DISRUPT YOUR OWN FUTURE
“Master disruption to own your future” from Pontus Siren at Innosight was the title of one of the most fascinating presentations that I sat in on at SALT Abu Dhabi. The talk was all about how you have to see disruption before the data tells you it’s happening if you want to survive. He was mostly talking about businesses, but it totally applies to investors too. And in our case, it applies to us as investors in companies that it applies to. You might say it’s so nice, it applies twice (sorry).
Here’s the most important slide from his presentation, which Pontus was kind enough to send me:
You could replace the word “Incumbent” there with “Investor.” We have the most freedom to act with our money before the market has already priced in the perfect information of a disruptive force.
As Revolutionary investors, we want to get in front of the trends that will change the world before most people can see them. That’s another way of saying that I like to invest in “disruptive scenarios before we have perfect information”.
In the case of enterprises, by the time everybody sees that a Revolutionary trend, say smartphones or streaming TV, is taking over, it’s usually too late for the incumbent to do anything about it. Pontus highlighted past examples of Kodak, Blockbuster and Nokia, but talked about a present example with the incumbent car companies. That is, every car company has finally accepted, here in 2019, that electrification is the future. EV vehicles are cleaner, safer, smarter, faster, better as the hard data clearly shows now. But it was years ago, when Tesla started trying to perfect EV cars and motors that was when the incumbent car companies had to prepare for the EV future.
Back in June at Vail when I presented TSLA as my long idea at a hedge fund ideas conference, I mentioned that I thought it was more likely that GM or Volkswagen or another incumbent that could end up being bankrupt before Tesla were to go bankrupt. I still think that, in large part because of this concept — some of these incumbents are too late trying to get into The EV Revolution.
As investors, this same concept applies to Tesla. When I loaded up on TSLA stock earlier this year it was after I’d bought the Model 3 as part of my Tesla analysis and had found the Model 3 to be so Revolutionarily ahead in every way. I still can’t believe that anybody who’s ever owned a Tesla would short the stock. I applied this same concept back when we got in Apple and Google ahead the Smartphone Revolution (and in other Revolutions we’ve ridden like The Cloud Revolution in 2011 or The Bitcoin Revolution in 2013, The Social Revolution in 2014, etc).
Right now, one of my current favorite scenarios where only patient visionaries (and investors) can play is in The Space Revolution. In five or ten years, The Space Revolution will have gone through the Deliberate Innovators stage to The Market Reality phase. By the way, The Driverless Revolution (Uber and Tesla will benefit) is another one that’s clearly not past the patient visionary stage.
Let’s keep owning our future as investors by doing what we do — finding trends that are Revolutionizing the planet and getting out bucket out in front of the trillion dollar economies those Revolutions keep creating.
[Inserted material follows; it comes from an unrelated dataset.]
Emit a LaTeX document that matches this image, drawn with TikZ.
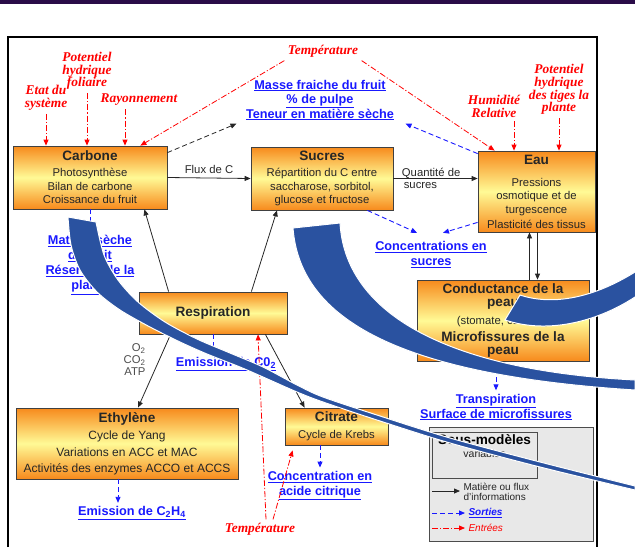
\documentclass[tikz,border=0pt]{standalone}
\usepackage{fontspec}
\setmainfont{Liberation Serif}
\setsansfont{Liberation Sans}
\usetikzlibrary{arrows.meta, calc, positioning}

\definecolor{boxorange}{RGB}{247,138,28}
\definecolor{boxyellow}{RGB}{255,250,150}
\definecolor{swooshblue}{RGB}{42,82,160}
\definecolor{sortieblue}{RGB}{25,25,255}
\definecolor{barpurple}{RGB}{42,12,72}

\newcommand{\titre}[1]{{\fontsize{13.6}{15}\selectfont\bfseries #1}}

\begin{document}
\begin{tikzpicture}[x=1pt, y=-1pt, >={Triangle[length=6pt,width=5pt]},
    modele/.style={draw=black!75, line width=0.8pt, top color=boxorange, bottom color=boxorange, middle color=boxyellow, align=center, inner sep=0pt, text=black!85, font=\sffamily\fontsize{11.3}{13.5}\selectfont},
    sortie/.style={text=sortieblue, align=center, font=\sffamily\bfseries\fontsize{12.7}{15}\selectfont},
    entree/.style={text=red, align=center, font=\rmfamily\bfseries\itshape\fontsize{13.4}{12.6}\selectfont},
    etiq/.style={text=black!85, font=\sffamily\fontsize{11.3}{12}\selectfont},
    flux/.style={->, black!85, line width=0.8pt},
    fluxpointille/.style={->, black!85, line width=0.8pt, dash pattern=on 5pt off 3pt},
    sortiefl/.style={->, sortieblue, line width=0.9pt, dash pattern=on 5pt off 3pt},
    entreefl/.style={->, red, line width=0.8pt, dash pattern=on 6pt off 2pt on 1.2pt off 2pt},
    vague/.style={fill=swooshblue, draw=white, line width=1pt}]

    % fond, bandeau et cadre
    \useasboundingbox (0,0) rectangle (635,547);
    \fill[barpurple] (0,0) rectangle (635,4);
    \draw[line width=1.6pt] (8,547) -- (8,37) -- (597,37) -- (597,547);

    % sous-modeles
    \node[modele, minimum width=154pt, minimum height=63pt] (carbone) at (90,177.5) {\titre{Carbone}\\[2.5pt] Photosynthèse\\ Bilan de carbone\\ Croissance du fruit};
    \node[modele, minimum width=142pt, minimum height=63pt] (sucres) at (322,178.5) {\titre{Sucres}\\[2.5pt] Répartition du C entre\\ saccharose, sorbitol,\\ glucose et fructose};
    \node[modele, minimum width=117pt, minimum height=81pt] (eau) at (536.5,191.5) {\titre{Eau}\\[8.5pt] Pressions\\ osmotique et de\\ turgescence\\[1.5pt] Plasticité des tissus};
    \node[modele, minimum width=172pt, minimum height=81pt, font=\sffamily\fontsize{11.3}{13.2}\selectfont] (conductance) at (503,320.5) {\titre{Conductance de la}\\ \titre{peau}\\[4pt] (stomate, cuticule)\\[4pt] \titre{Microfissures de la}\\ \titre{peau}};
    \node[modele, minimum width=148pt, minimum height=42pt] (respiration) at (213,313) {\titre{Respiration}};
    \node[modele, minimum width=222pt, minimum height=71pt, font=\sffamily\fontsize{12}{13.5}\selectfont] (ethylene) at (127,443.5) {\titre{Ethylène}\\[3.5pt] Cycle de Yang\\[4pt] Variations en ACC et MAC\\[2.5pt] Activités des enzymes ACCO et ACCS};
    \node[modele, minimum width=103pt, minimum height=37pt] (citrate) at (336.5,426.5) {\titre{Citrate}\\[3.5pt] Cycle de Krebs};

    % entrees
    \node[entree] (tempHaut) at (323,51) {Température};
    \node[entree] (potFoliaire) at (87,71) {Potentiel\\ hydrique\\ foliaire};
    \node[entree] (etat) at (46,98) {Etat du\\ système};
    \node[entree] (rayonnement) at (139,100) {Rayonnement};
    \node[entree] (humidite) at (494,106.5) {Humidité\\ Relative};
    \node[entree] (potTiges) at (559,89.5) {Potentiel\\ hydrique\\ des tiges la\\ plante};
    \node[entree] (tempBas) at (260,529) {Température};

    % sorties
    \node[sortie, font=\sffamily\bfseries\fontsize{12.7}{14.5}\selectfont] (masse) at (320,100) {\underline{Masse fraiche du fruit}\\ \underline{\% de pulpe}\\ \underline{Teneur en matière sèche}};
    \node[sortie] (matSeche) at (90,265) {\underline{Matière sèche}\\ \underline{du fruit}\\ \underline{Réserves de la}\\ \underline{plante}};
    \node[sortie] (concSucres) at (431,254.5) {\underline{Concentrations en}\\ \underline{sucres}};
    \node[sortie] (transpiration) at (496,407) {\underline{Transpiration}\\ \underline{Surface de microfissures}};
    \node[sortie] (emisCO) at (226,364) {\underline{Emission de C0\textsubscript{2}}};
    \node[sortie] (emisEthyl) at (132,513) {\underline{Emission de C\textsubscript{2}H\textsubscript{4}}};
    \node[sortie] (concCitr) at (320,485.5) {\underline{Concentration en}\\ \underline{acide citrique}};

    % flux de matiere
    \draw[flux] (carbone.east) -- (sucres.west) node[midway, above=1pt, etiq] (fluxC) {Flux de C};
    \node[etiq, anchor=west, align=left] (qteSucres) at ([xshift=5pt]sucres.east) {Quantité de\\ \,sucres};
    \draw[flux] (sucres.east) -- (sucres.east -| eau.west);
    \draw[flux] ([xshift=-7pt]eau.south |- conductance.north) -- ([xshift=-7pt]eau.south);
    \draw[flux] ([xshift=1pt]eau.south) -- ([xshift=1pt]eau.south |- conductance.north);
    \draw[flux] ([xshift=30pt]respiration.north west) -- ([xshift=-23pt]carbone.south east);
    \draw[flux] ([xshift=-36pt]respiration.north east) -- ([xshift=-45pt]sucres.south);
    \draw[flux] ([xshift=32pt]respiration.south west) -- ([xshift=11pt]ethylene.north);
    \draw[flux] ([xshift=-22pt]respiration.south east) -- ([xshift=20pt]citrate.north west);
    \node[etiq, text=black!70, anchor=east, align=right] (gaz) at (149,360) {O\textsubscript{2}\\ CO\textsubscript{2}\\ ATP};
    \draw[fluxpointille] ([yshift=-7pt]carbone.north east) -- ([xshift=-6pt]masse.south west);

    % fleches des entrees
    \draw[entreefl] (tempHaut.south west) -- ([xshift=-27pt]carbone.north east);
    \draw[entreefl] (tempHaut.south east) -- ([xshift=17pt]eau.north west);
    \draw[entreefl] (potFoliaire.south) -- (potFoliaire.south |- carbone.north);
    \draw[entreefl] (etat.south) -- (etat.south |- carbone.north);
    \draw[entreefl] ([xshift=-14pt]rayonnement.south) -- ([xshift=-14pt]rayonnement.south |- carbone.north);
    \draw[entreefl] ([xshift=20pt]humidite.south) -- ([xshift=20pt]humidite.south |- eau.north);
    \draw[entreefl] (potTiges.south) -- (potTiges.south |- eau.north);
    \draw[entreefl] ([xshift=6pt]tempBas.north) -- ([xshift=45pt]respiration.south);
    \draw[entreefl] ([xshift=13pt]tempBas.north) -- ([xshift=8pt,yshift=-5pt]citrate.south west);

    % fleches des sorties
    \draw[sortiefl] ([yshift=-3pt]eau.north west) -- ([xshift=8pt]masse.south east);
    \draw[sortiefl] ([xshift=-26pt]sucres.south east) -- ([xshift=-14pt,yshift=5pt]concSucres.north);
    \draw[sortiefl] ([yshift=10pt]eau.south west) -- ([xshift=12pt,yshift=5pt]concSucres.north);
    \draw[sortiefl] (carbone.south) -- (matSeche.north);
    \draw[sortiefl] (transpiration.north |- conductance.south) -- (transpiration.north);
    \draw[sortiefl] (respiration.south) -- (respiration.south |- emisCO.north);
    \draw[sortiefl] ([xshift=-9pt]ethylene.south) -- ([xshift=-9pt]ethylene.south |- emisEthyl.north);
    \draw[sortiefl] (concCitr.north |- citrate.south) -- (concCitr.north);

    % legende
    \node[draw=black!70, fill=black!9, line width=0.8pt, minimum width=164pt, minimum height=114pt] (legende) at (511,484) {};
    \node[draw=black!70, fill=black!9, line width=0.8pt, minimum width=105pt, minimum height=46pt] (sousModele) at (484.5,455) {};
    \node[anchor=north, inner sep=3pt, font=\sffamily\bfseries\fontsize{13.6}{15}\selectfont] (sousModeleT) at (sousModele.north) {Sous-modèles};
    \node[below=1pt of sousModeleT, inner sep=1pt, etiq, font=\sffamily\fontsize{10.5}{12}\selectfont] (variables) {variables};
    \coordinate (legFlux) at (432,491);
    \coordinate (legSortie) at (432,513);
    \coordinate (legEntree) at (432,528);
    \node[anchor=west, align=left, etiq, font=\sffamily\fontsize{10}{9.5}\selectfont] (legFluxT) at (460,492) {Matière ou flux\\ d'informations};
    \node[anchor=west, text=sortieblue, font=\sffamily\bfseries\itshape\fontsize{10}{12}\selectfont] (legSortieT) at (465,513) {\underline{Sorties}};
    \node[anchor=west, text=red, font=\sffamily\itshape\fontsize{10}{12}\selectfont] (legEntreeT) at (465,528) {Entrées};
    \draw[flux] (legFlux) -- (legFlux -| legFluxT.west);
    \draw[sortiefl] (legSortie) -- (legSortieT.west);
    \draw[entreefl] (legEntree) -- (legEntreeT.west);

    % grandes fleches bleues par-dessus
    \draw[vague] plot[smooth] coordinates {(68,217) (71,245) (80,270) (97,292) (120,310) (150,327) (180,342) (207,354) (240,367) (263,377) (297,392) (323,402) (380,421) (450,443) (540,467) (635,490)}
        -- plot[smooth] coordinates {(635,486) (540,462) (450,438) (380,416) (323,397) (297,385) (263,367) (230,353) (197,339) (165,322) (138,302) (118,280) (104,255) (96,222)} -- cycle;
    \draw[vague] (293,228) .. controls (300,320) and (400,375) .. (635,390)
        -- (635,380) .. controls (440,370) and (345,310) .. (340,223) -- cycle;
    \draw[vague] (635,272) .. controls (590,300) and (550,305) .. (520,295)
        -- (505,320) .. controls (550,335) and (600,320) .. (635,297);

\end{tikzpicture}
\end{document}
Now, a note about the markets before I go. What a year, what a month, what a year for the indices and for most stocks. Seven days and a S&P 500 move of 3% ago — the last time I’d talked markets, I’d just finished a poll asking “What’s the hardest trade to make right now” and I’d noted:
“The fact that people are still finding it hard to buy stocks even as they are at/near all-time highs underscores how unloved this longstanding Bubble-Blowing Bull Market that we’ve been profiting from for a decade now still is.”
With the markets up another 3% or so in a straight line since I wrote that I think we’re more than halfway through the year-end rally I thought might come along. And maybe, just maybe, the market setting up for a sell off on the first or second week of January? It wouldn’t be a bad thing to bring some fear back into the bull’s hearts, something besides the “Fear Of Missing Out,” that is. There’s little fear, a lot of complacency and perhaps a lot of money trying to mark up their biggest longs into year end. I doubt the near-term top would come as synchronized as coming on the first day or two of the new year, but maybe after a little more a rally into year end and then a week or two of a lulled market to start next year, some fireworks hit and we finally get another 5-10% pullback.
As usual, when I talk about near-term market moves, I’m mostly just getting my thoughts out there and I’m not actively trading on this new working theory about the near-term set-up. But I do think it’s a good idea to have a few hedges on and this week, I will be buying a few more small index puts (SPY, QQQ, SMH, IWM), slightly out of the money, dated out to January and February to help hedge the portfolio’s net long positioning into the new year.